Throughout Yellowstone’s long history of fire and regrowth, forests have tended to come back like Densetown. But climate change may be pushing even these hardy forests past their breaking point, said Dr. Harvey, and how trees regrow in Stumptown could be a sign of things to come. Taken together, their preliminary findings suggest many of Yellowstone’s dense, lodgepole-dominated forests will give way to sparser, more diverse woodlands and meadows.
“When fires burn at short intervals, we have a lot fewer trees coming back,” Dr. Turner said. “It’s still enough for a forest, but it will be sparser than before.”
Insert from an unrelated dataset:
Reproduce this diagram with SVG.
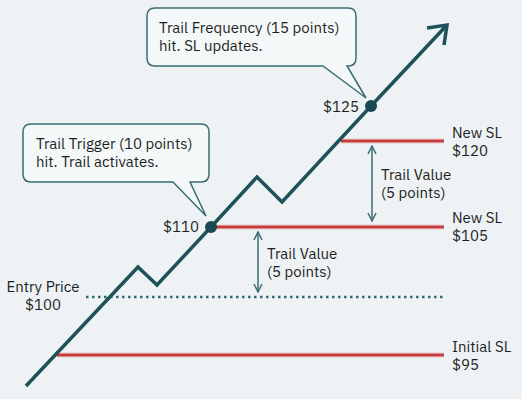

There are advantages to these sparser forests. More prevalent grasses and aspens provide food for elk and deer, and bird diversity often explodes after a burn. One problem with younger forests burning instead of older ones, Dr. Hutto said, is that some birds are picky when it comes to charred habitats, preferring burned mature forests.
“If your forest doesn’t get very big before it burns, you don’t get the coolest stuff,” he said.
Roy Renkin, a vegetation management specialist at Yellowstone National Park, said that he was skeptical that young forests would burn more frequently, because they do not produce enough fuel.
“It’s an example of linear thinking to say that warmer and drier equals more and bigger fires,” he said. “There are feedbacks and interactions that change the linearity.
Climate change might be altering these fundamental forest dynamics, said William Romme, a forest fire researcher at Colorado State University.
“The big question we’re asking now is, ‘What does the future hold for these forests?’ ” Dr. Romme said. “Are we entering an era in which things aren’t going to behave like they did before?”
Stumptown itself, Dr. Turner noted, is evidence that given the right climate conditions, young forests in Yellowstone can and will reburn. Ultimately, she said, so long as wildfires are not endangering human lives, it is best to let them take their course. Rather than try to preserve forests in their current state, officials should focus on things they can control or mitigate, like pollution, habitat fragmentation and invasive species, she said.
“Change is going to happen,” Dr. Turner said. “But we’ll still have forests. We’ll still have a wide variety of native species. It will still be Yellowstone.”